Il s’agit cependant de prendre en compte le fait que l’engagement plus ou moins important des personnes dans des activités physiques semble dépendre de différents facteurs psychologiques.
Ainsi, dans une étude prospective menée sur une période de 18 mois chez des personnes d‘âge moyen et des personnes âgées, White, Wojcicki et Mc Auley (2012) ont montré le rôle (direct et indirect via les conséquences attendues de l’activité physique) du sentiment d’auto-efficacité, à savoir les croyances des personnes dans leurs capacités d’effectuer le programme d’activités physiques. De plus, Stahl et Hicks Patrick (2012) ont mis en évidence, chez des adultes âgés de 20 à 88 ans, que l’engagement dans une activité physique était plus important si les personnes avaient une perspective future plus étendue, c’est-à-dire, si elles considéraient que leur futur comportait beaucoup d’opportunités et qu’elles disposaient d’une période à vivre plus étendue. Il s’agit là de facteurs que toute intervention visant à promouvoir l’engagement dans des activités physiques se devrait de prendre en considération.
Un facteur important limitant l’engagement des personnes âgées dans des activités physiques concerne la perception d’incapacités fonctionnelles, laquelle peut être atténuée en augmentant le sentiment d’auto-efficacité, mais aussi en proposant aux personnes âgées des exercices visant à limiter ces incapacités. Dans cette perspective, au sein de l’Association VIVA (voir http://association-viva.org/programme.html), nous avons mis en place un projet intergénérationnel dans lequel des personnes âgées réaliseront des exercices en duo avec des enfants de 4 ans, dans le but d’optimiser leur équilibre et leur résistance physique. Au-delà du fait que tant les personnes âgées que les enfants sont à même de bénéficier du même type d’exercices d’équilibre et de résistance (voir notre chronique « Les relations entre la marche et le fonctionnement cognitif chez les personnes âgées : Optimiser la marche et l’équilibre par une approche intergénérationnelle »), nous pensons que l’approche intergénérationnelle pourrait aussi avoir des effets bénéfiques aux plans de la qualité de vie, de la capacité d’engagement et du sentiment d'appartenance à une communauté des personnes âgées, ainsi que de la mise en confiance et la motivation des enfants en bas âge (voir notre chronique « Les relations intergénérationnelles ont des effets bénéfiques tant pour les personnes âgées que pour les adolescents »).

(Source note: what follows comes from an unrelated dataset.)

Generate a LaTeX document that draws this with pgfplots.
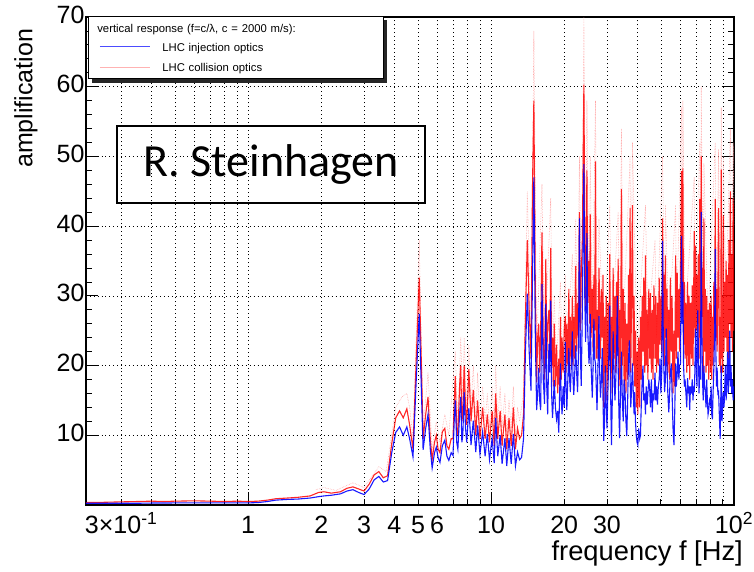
\documentclass[border=0pt]{standalone}
\usepackage{pgfplots}
\pgfplotsset{compat=1.18}
\usepackage{pgfplotstable}
\usepackage{fontspec}
\setmainfont{Liberation Sans}
\newfontfamily\calibri{Carlito}
\usetikzlibrary{shadows}

% vertical response amplification: f [Hz], injection optics (b), collision optics (r)
\pgfplotstableread{
f b r
0.215 0.25 0.35
0.25 0.25 0.38
0.3 0.25 0.45
0.35 0.25 0.5
0.4 0.28 0.55
0.45 0.28 0.5
0.5 0.3 0.55
0.6 0.3 0.6
0.7 0.3 0.55
0.8 0.3 0.5
0.9 0.3 0.55
1.0 0.3 0.5
1.1 0.35 0.55
1.2 0.5 0.7
1.3 0.7 0.9
1.45 0.8 1.0
1.6 0.85 1.1
1.8 1.0 1.3
1.95 1.2 1.8
2.05 1.3 1.9
2.2 1.4 1.7
2.4 1.6 1.9
2.55 2.0 2.4
2.7 2.2 2.6
2.85 1.8 2.3
3.0 1.5 2.0
3.15 2.3 3.0
3.3 3.6 4.3
3.45 4.1 4.8
3.6 3.3 3.9
3.75 3.5 4.2
3.9 7.5 8.8
4.05 10.4 12.5
4.2 11.2 13.5
4.35 10.0 12.5
4.5 11.2 13.8
4.62 9.5 11.5
4.77 6.9 8.0
4.92 18 21
5.06 27.4 32.6
5.15 18 22
5.25 7.9 9.5
5.38 11 13
5.5 13 15.5
5.62 8 9.5
5.72 5.3 6.5
5.85 7.5 9
5.95 8.3 10
6.05 6.8 8
6.16 6.1 7.5
6.3 8.5 10.5
6.45 9.3 11
6.58 7.0 8.5
6.7 6.4 8
6.85 7.5 9.5
6.97 7.1 9.5
7.05 12 14.5
7.12 15 18.5
7.22 9 11
7.3 8 10
7.42 13 17
7.5 15.5 20
7.58 9 12
7.65 10 13
7.75 16.2 20
7.85 11 14
7.94 9 11.5
8.1 13.9 19.5
8.27 8.6 12
8.45 12.1 16.5
8.65 7.6 10
8.8 11.4 15
9.0 7.3 9.5
9.23 10.5 14
9.45 7.0 9.5
9.65 10.2 13
9.85 6.5 9
10.1 9.6 13.5
10.3 6.0 8.5
10.45 12.5 16
10.65 7.0 9.5
10.9 10 13.5
11.1 5.9 8.5
11.4 9.6 13
11.6 5.6 8
11.85 9.6 12.5
12.1 5.9 8.5
12.35 10.2 14
12.6 5.6 8
12.85 7.6 11
13.1 6.5 9.5
13.35 6.8 10
13.6 9.5 13
13.85 22 27
14.1 30.3 38
14.35 22 28
14.6 16.4 21
14.8 32 45
15.0 47 58
15.2 25 32
15.4 13.6 17.6
15.55 16 24
15.7 19.7 26
15.85 15 19
16.0 13.6 25
16.2 31.7 39.1
16.4 18 23
16.6 14.5 18
16.8 28.9 35.3
16.95 17 21
17.1 13 26
17.3 23.1 28
17.45 19 21
17.6 29.3 36.9
17.75 16 20
17.9 12.5 24
18.05 15 17
18.2 17.9 26
18.4 14 17
18.6 12.3 23
18.8 13.5 16
19.0 10.4 21
19.15 16 17
19.3 20.3 27
19.45 15 18
19.6 13 24
19.8 17 19
20.0 14 25
20.2 23.4 27.1
20.35 17 19
20.5 13.6 26
20.7 18 20
20.9 22.5 31
21.05 18 19
21.2 16.2 27
21.4 20 21
21.6 24.9 30
21.75 18 20
21.9 15.8 27
22.1 19 21
22.3 22.9 34.3
22.5 19 22
22.7 16.2 29
22.9 22 24
23.1 41.1 42
23.3 22 25
23.5 17.1 33
23.75 28 38
24.1 48.9 60.3
24.3 30 40
24.5 23.4 28
24.65 28 36
24.8 39 48
25.0 25 29
25.3 20.3 35
25.45 22 26
25.6 27.4 41.7
25.8 20 24
26.1 15.4 31
26.3 20 22
26.5 26.7 33
26.7 21 25
26.9 20.3 49.3
27.1 17 21
27.3 13.6 28
27.55 20 21
27.8 27.1 34
28.0 19 29
28.2 15.4 21
28.45 18 31
28.7 22.5 24
28.9 15 33
29.1 9.2 14
29.3 12 27
29.55 20 19
29.8 14 30
30.0 11 15
30.3 17 29
30.55 22 20
30.8 28.6 36
31.05 16 18
31.3 8.6 27
31.55 15 16
31.8 24.9 34
32.1 19 21
32.35 15 30
32.6 17.9 19
32.85 22 32
33.1 30 22
33.35 20 35.3
33.6 13 17
33.8 9.6 28
34.1 16 18
34.4 22 45.3
34.7 15 20
35.0 12 31
35.3 18 17
35.6 16.2 29
35.9 12 16
36.2 9.9 26
36.5 15 18
36.8 21 33
37.1 23.6 22
37.35 18 42.6
37.6 14 19
37.9 17 31
38.2 20.3 43
38.5 16 20
38.8 13 30
39.0 16.2 17
39.3 12 25
39.6 10 14
39.9 9 22
40.2 8.6 13
40.5 11 24
40.9 9.5 14
41.2 10 27
41.5 14 18
41.9 18 30
42.2 20 22
42.5 15 32.6
42.9 16 19
43.2 13 35.8
43.5 17 20
43.9 14.4 28
44.2 16 18
44.6 18 31
45.0 16.5 21
45.3 14 30.4
45.7 18 19
46.1 13.3 28
46.4 16 18
46.8 15 31.5
47.3 19 21
47.6 15 30
48.0 17 19
48.4 14.4 29
48.8 17 20
49.2 18 32.6
49.6 21 23
50.0 16 30
50.4 19 22
50.8 37.9 41.1
51.2 22 25
51.5 19 33
51.8 16.2 20
52.2 18 35.8
52.6 25.3 24
53.0 20 31
53.4 16 19
53.9 13.3 28
54.3 16 18
54.7 19 32.6
55.2 20.3 22
55.6 16 30
56.1 11 16
56.6 8.6 25
57.0 13 17
57.5 20.3 35.8
57.9 17 21
58.4 19 33.3
58.8 22 24
59.3 18 31
59.7 20 22
60.2 20.3 34
60.8 38.6 47.9
61.2 26 27
61.6 32 48.3
62.0 20 23
62.5 17 32
62.9 18 21
63.4 16 29
63.9 14 19
64.4 18.2 32
64.9 16 20
65.3 17 30
65.7 13.6 18
66.2 17 29
66.8 16 21
67.3 18 31.5
67.8 15 20
68.2 17 30
68.6 16.2 39.3
69.0 19 24
69.5 25.3 37.2
69.9 20 25
70.4 17 33
70.9 27.9 26
71.3 23 36
71.8 16 21
72.3 20 43.9
72.8 18 24
73.3 42 50
73.8 24 27
74.2 18 34
74.7 15 19
75.2 20 41.1
75.7 17 22
76.2 16.2 31
76.7 14 19
77.2 18 30
77.7 15 20
78.2 13 28
78.7 13.6 18
79.3 15 29
80.0 14.4 19
80.5 17 30
81.0 13 18
81.5 12.3 27
82.0 16 20
82.6 19.7 32
83.2 25 26
83.7 36.7 43.9
84.2 22 24
84.7 17 31
85.2 19.7 22
85.8 16 30
86.4 16.2 42.6
87.0 13 20
87.7 9.5 27
88.2 15 19
88.6 20 48.1
89.0 14 21
89.3 12 30
89.9 15 19
90.4 16.2 41.5
91.0 14 22
91.6 17 32
92.2 20 24
92.8 15 35
93.5 18 22
94.1 22 33
94.7 16 21
95.3 19 38
96.0 25 26
96.6 17 45
97.2 20 24
97.9 16 36
98.5 18 22
99.2 15 44
100 17 25
}\response

% upper error band of the collision-optics response
\pgfplotstableread{
f u
1.9 2.2
2.05 2.5
2.3 2.1
2.7 3.2
3.0 2.5
3.45 5.5
3.7 4.8
4.05 14
4.3 15.5
4.5 16
4.62 14
4.77 9.5
5.06 38
5.25 11
5.5 19
5.72 8
5.95 12
6.16 9
6.45 13
6.7 10
7.12 22
7.3 12
7.5 24
7.65 15
7.75 24
7.94 14
8.1 23
8.27 14
8.45 20
8.65 12
8.8 19
9.0 12
9.23 17
9.45 12
9.65 16
9.85 11
10.1 17
10.3 11
10.45 20
10.65 12
10.9 17
11.1 11
11.4 16
11.6 10
11.85 15
12.1 11
12.35 17
12.6 10
12.85 14
13.1 12
13.6 16
14.1 45
14.6 22
15.0 68
15.4 22
16.2 46
16.6 22
17.6 44
17.9 20
18.2 30
18.6 20
19.3 32
19.6 21
20.2 33
20.5 22
21.6 36
21.9 24
22.3 41
22.7 25
23.1 50
23.5 26
24.1 70
24.5 30
24.8 58
25.3 28
25.6 50
26.1 27
26.9 58
27.3 25
27.8 41
29.1 22
30.8 43
31.3 24
33.35 42
33.8 25
34.4 54
35.0 26
37.35 50
37.6 24
38.2 52
39.9 22
43.2 43
44.2 25
47.3 38
48.0 24
50.8 50
51.8 26
52.2 43
53.9 25
57.5 43
58.0 26
60.8 57
61.2 30
61.6 58
62.9 27
68.6 47
69.0 28
72.3 52
72.8 30
73.3 60
74.7 27
75.2 49
78.2 26
83.7 52
84.7 28
86.4 51
87.7 26
88.6 57
89.3 30
90.4 50
92.8 30
96.6 54
97.9 32
99.2 52
100 40
}\band

\begin{document}
\begin{tikzpicture}
\useasboundingbox (-86pt,-67pt) rectangle (668pt,505pt);
\begin{semilogxaxis}[
  scale only axis,
  width=648pt, height=488pt,
  xmin=0.215, xmax=100, ymin=0, ymax=70,
  axis line style={line width=1.2pt},
  tick align=inside,
  xtick pos=left,
  xtick={1,10,100},
  xticklabels={1,10,10\textsuperscript{2}},
  minor xtick={0.3,0.4,0.5,0.6,0.7,0.8,0.9,2,3,4,5,6,7,8,9,20,30,40,50,60,70,80,90},
  extra x ticks={0.3,2,3,4,5,6,20,30},
  extra x tick labels={3×10\textsuperscript{-1},2,3,4,5,6,20,30},
  extra x tick style={major tick length=0pt, grid=none},
  ytick={10,20,30,40,50,60,70},
  minor y tick num=4,
  major tick length=12pt,
  minor tick length=6pt,
  every tick/.style={black, line width=0.8pt},
  xmajorgrids=true, xminorgrids=true, ymajorgrids=true,
  major grid style={black, line width=0.7pt, dash pattern=on 0.9pt off 3pt},
  minor grid style={black, line width=0.7pt, dash pattern=on 0.9pt off 3pt},
  /pgf/number format/assume math mode=true,
  ticklabel style={font=\fontsize{25}{30}\selectfont},
  typeset ticklabels with strut,
  xticklabel style={yshift=-4pt},
  yticklabel style={xshift=2pt},
  xlabel={frequency f [Hz]},
  xlabel style={at={(rel axis cs:1,0)}, anchor=north east, inner sep=0pt,
                xshift=9pt, yshift=-36pt, font=\fontsize{27.3}{30}\selectfont},
  ylabel={amplification},
  ylabel style={at={(rel axis cs:-0.0745,0.976)}, anchor=south east, inner sep=0pt,
                font=\fontsize{25}{30}\selectfont},
]
\addplot[red!35, line width=0.6pt, densely dotted] table[x=f, y=u] {\band};
\addplot[red, line width=1.1pt, opacity=0.85] table[x=f, y=r] {\response};
\addplot[blue, line width=1.1pt, opacity=0.9] table[x=f, y=b] {\response};

% legend box with drop shadow
\node[draw=black, line width=0.8pt, fill=white,
      drop shadow={shadow xshift=4pt, shadow yshift=-4pt, fill=black!85, opacity=1},
      anchor=north west, text width=295pt, inner xsep=0pt, inner ysep=5pt,
      align=left, font=\fontsize{11.3}{19.5}\selectfont]
  at (rel axis cs:0.003,1.002)
  {\rule{0pt}{11pt}\hspace*{9pt}vertical response (f=c/λ, c = 2000 m/s):\\
   \hspace*{74pt}LHC injection optics\\
   \hspace*{74pt}LHC collision optics};
% legend line samples
\draw[blue!70, line width=0.9pt] (rel axis cs:0.0216,0.9396) -- (rel axis cs:0.0988,0.9396);
\draw[red!30, line width=1pt] (rel axis cs:0.0216,0.8965) -- (rel axis cs:0.0988,0.8965);

\node[draw, line width=1.6pt, minimum width=308pt, minimum height=77pt,
      font=\calibri\fontsize{46}{50}\selectfont]
  at (rel axis cs:0.2855,0.6977) {R. Steinhagen};
\end{semilogxaxis}
\end{tikzpicture}
\end{document}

Erickson, K.I., Raji, C.A., Lopez, O.L., Becker, J.T., Rosano, C., Newman, A.B., et al. (2010). Physical activity predicts gray matter volume in late adulthood. The Cardiovascular Health Study. Neurology, 75, 1415-1422.

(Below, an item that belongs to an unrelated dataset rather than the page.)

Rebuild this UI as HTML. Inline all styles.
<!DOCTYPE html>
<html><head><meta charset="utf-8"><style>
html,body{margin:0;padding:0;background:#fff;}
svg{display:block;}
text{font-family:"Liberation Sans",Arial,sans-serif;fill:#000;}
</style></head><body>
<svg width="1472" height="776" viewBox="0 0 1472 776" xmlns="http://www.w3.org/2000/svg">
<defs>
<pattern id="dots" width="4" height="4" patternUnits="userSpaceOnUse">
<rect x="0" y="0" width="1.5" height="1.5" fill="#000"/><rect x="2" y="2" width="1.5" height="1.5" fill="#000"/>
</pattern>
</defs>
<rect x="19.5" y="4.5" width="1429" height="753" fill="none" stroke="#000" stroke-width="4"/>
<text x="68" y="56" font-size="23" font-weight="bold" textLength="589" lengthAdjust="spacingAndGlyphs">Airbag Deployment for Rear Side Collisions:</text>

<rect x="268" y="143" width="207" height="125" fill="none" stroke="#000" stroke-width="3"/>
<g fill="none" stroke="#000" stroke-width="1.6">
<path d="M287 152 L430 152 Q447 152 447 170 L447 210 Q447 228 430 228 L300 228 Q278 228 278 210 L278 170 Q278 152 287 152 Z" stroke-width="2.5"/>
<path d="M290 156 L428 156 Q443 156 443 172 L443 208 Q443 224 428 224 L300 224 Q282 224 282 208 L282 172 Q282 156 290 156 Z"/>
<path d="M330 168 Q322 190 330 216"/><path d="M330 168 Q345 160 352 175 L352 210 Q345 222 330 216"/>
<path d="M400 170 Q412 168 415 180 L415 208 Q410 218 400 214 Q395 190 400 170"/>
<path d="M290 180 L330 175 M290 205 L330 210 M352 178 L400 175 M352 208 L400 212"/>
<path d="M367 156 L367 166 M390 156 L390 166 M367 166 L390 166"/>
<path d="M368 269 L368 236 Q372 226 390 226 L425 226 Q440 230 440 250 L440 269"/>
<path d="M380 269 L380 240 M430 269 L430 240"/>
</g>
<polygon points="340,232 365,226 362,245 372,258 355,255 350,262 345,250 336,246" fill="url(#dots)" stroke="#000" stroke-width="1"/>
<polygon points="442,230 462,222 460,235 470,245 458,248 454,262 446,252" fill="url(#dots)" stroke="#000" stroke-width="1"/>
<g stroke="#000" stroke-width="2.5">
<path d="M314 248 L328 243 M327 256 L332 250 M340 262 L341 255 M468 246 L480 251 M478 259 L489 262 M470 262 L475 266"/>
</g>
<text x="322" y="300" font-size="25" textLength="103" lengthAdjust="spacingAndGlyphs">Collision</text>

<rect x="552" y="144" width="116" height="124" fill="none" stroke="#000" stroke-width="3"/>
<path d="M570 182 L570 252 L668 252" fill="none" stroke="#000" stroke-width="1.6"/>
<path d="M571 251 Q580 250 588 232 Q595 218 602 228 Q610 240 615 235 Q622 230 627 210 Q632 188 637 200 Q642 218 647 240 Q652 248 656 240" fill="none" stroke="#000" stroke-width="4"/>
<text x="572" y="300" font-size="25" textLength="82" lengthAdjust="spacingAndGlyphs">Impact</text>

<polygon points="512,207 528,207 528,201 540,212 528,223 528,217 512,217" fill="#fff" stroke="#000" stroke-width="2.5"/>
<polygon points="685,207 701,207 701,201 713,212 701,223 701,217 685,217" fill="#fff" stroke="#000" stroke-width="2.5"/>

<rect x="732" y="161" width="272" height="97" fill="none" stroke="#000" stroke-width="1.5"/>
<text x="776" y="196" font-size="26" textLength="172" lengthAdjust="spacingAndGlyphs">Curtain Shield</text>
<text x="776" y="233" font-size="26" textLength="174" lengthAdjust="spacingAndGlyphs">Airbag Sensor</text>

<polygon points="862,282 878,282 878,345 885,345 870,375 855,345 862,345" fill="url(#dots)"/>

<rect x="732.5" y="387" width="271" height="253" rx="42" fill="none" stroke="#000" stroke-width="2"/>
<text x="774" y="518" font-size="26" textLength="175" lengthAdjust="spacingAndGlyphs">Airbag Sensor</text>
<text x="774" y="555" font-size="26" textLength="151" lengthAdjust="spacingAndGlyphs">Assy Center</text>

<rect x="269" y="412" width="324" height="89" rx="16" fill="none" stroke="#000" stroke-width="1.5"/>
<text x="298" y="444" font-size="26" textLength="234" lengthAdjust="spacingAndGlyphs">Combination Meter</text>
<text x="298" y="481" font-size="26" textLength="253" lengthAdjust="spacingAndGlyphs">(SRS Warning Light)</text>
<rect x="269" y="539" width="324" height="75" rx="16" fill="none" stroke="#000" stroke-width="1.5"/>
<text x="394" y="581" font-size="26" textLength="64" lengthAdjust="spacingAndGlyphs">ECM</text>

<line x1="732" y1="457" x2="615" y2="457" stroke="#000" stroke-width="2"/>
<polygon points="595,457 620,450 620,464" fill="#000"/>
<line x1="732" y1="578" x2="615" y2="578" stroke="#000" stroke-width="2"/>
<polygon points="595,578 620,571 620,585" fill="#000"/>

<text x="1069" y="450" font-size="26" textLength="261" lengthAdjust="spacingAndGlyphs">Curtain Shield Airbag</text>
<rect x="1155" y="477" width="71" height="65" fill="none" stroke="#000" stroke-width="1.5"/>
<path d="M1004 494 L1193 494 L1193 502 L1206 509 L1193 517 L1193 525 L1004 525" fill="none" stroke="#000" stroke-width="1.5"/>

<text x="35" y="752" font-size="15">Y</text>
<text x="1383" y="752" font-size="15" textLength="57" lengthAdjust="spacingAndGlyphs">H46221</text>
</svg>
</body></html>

Erickson, K.I., Vos, M.W., Prakash, R.S., Basak, C., Szabo, A., Chaddok, L., Kim, J.S.,…., Kramer, A.F. (2011). Exercise training increases size of hippocampus and improves memory. Proceedings of the National Academy of Sciences, 108, 3017-3022.
Head, D., Singh, T., Bugg, J.M. (2012). The moderating role of exercise on stress-related effects on the hippocampus and memory in later adulthood. Neuropsychology, sous presse.

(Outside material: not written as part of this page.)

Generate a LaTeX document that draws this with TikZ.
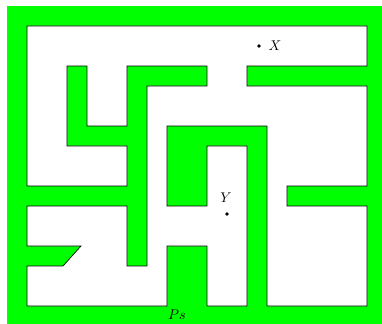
\documentclass[tikz,border=0pt]{standalone}
\begin{document}
\begin{tikzpicture}[x=0.5cm,y=0.5cm,
  wall/.style={fill=green},
  floor/.style={fill=white,draw=black,line width=0.5pt,line join=miter},
  pt/.style={circle,fill=black,inner sep=0pt,minimum size=2.6pt},
  lbl/.style={inner sep=1pt}]
\clip (-1.35,-0.85) rectangle (17.75,15.3);
\useasboundingbox (-1.35,-0.85) rectangle (17.75,15.3);
\fill[wall] (-1,-1) rectangle (18,15);
\draw[floor] (0,14) -- (17,14) -- (17,12) -- (11,12) -- (11,11) -- (17,11)
  -- (17,6) -- (13,6) -- (13,5) -- (17,5) -- (17,0) -- (12,0) -- (12,9)
  -- (7,9) -- (7,5) -- (9,5) -- (9,8) -- (11,8) -- (11,0) -- (9,0)
  -- (9,3) -- (7,3) -- (7,0) -- (0,0) -- (0,2) -- (1.8,2) -- (2.7,3)
  -- (0,3) -- (0,5) -- (5,5) -- (5,2) -- (6,2) -- (6,11) -- (9,11)
  -- (9,12) -- (5,12) -- (5,9) -- (3,9) -- (3,12) -- (2,12) -- (2,8)
  -- (5,8) -- (5,6) -- (0,6) -- cycle;
\node[pt] (x) at (11.6,13) {};
\node[lbl] (xl) at (12.4,13) {$X$};
\node[pt] (y) at (10,4.6) {};
\node[lbl] (yl) at (9.95,5.4) {$Y$};
\node[lbl] (ps) at (7.5,-0.45) {$Ps$};
\end{tikzpicture}
\end{document}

Johansson, L., Guo, X., Waern, M., Ostling, S., Gustafson, D., Bengtsson, C., & Skoog, I. (2010). Midlife psychological stress and risk of dementia: a 35-year longitudinal study. Brain, 8, 2217-2224.
Johansson, L., Skoog, I., Gustafson, D.R., Olesen, P.J., Waern, M., Bengtsson, C., Björkelund, C., Pantoni, L., Simoni, M., Lissner, L., & Guo, X. (2012). Midlife psychological distress associated with late-life brain atrophy and white matter lesions: A 32-year population study of women. Psychosomatic Medicine, 74, 120-125.
Stahl, S.T., Hicks Patrick, J. (2012). Adults’ future time perspective predicts engagement in physical activity. The Journal of Gerontology, Series B: Psychological Sciences and Social Sciences, sous presse.
White, S.M., Wojcicki, T.R., & McAuley, E. (2012). Social cognitive influences on physical activity behavior in middle-aged and older adults. The Journal of Gerontology, Series B: Psychological Sciences and Social Sciences, 67, 18-26.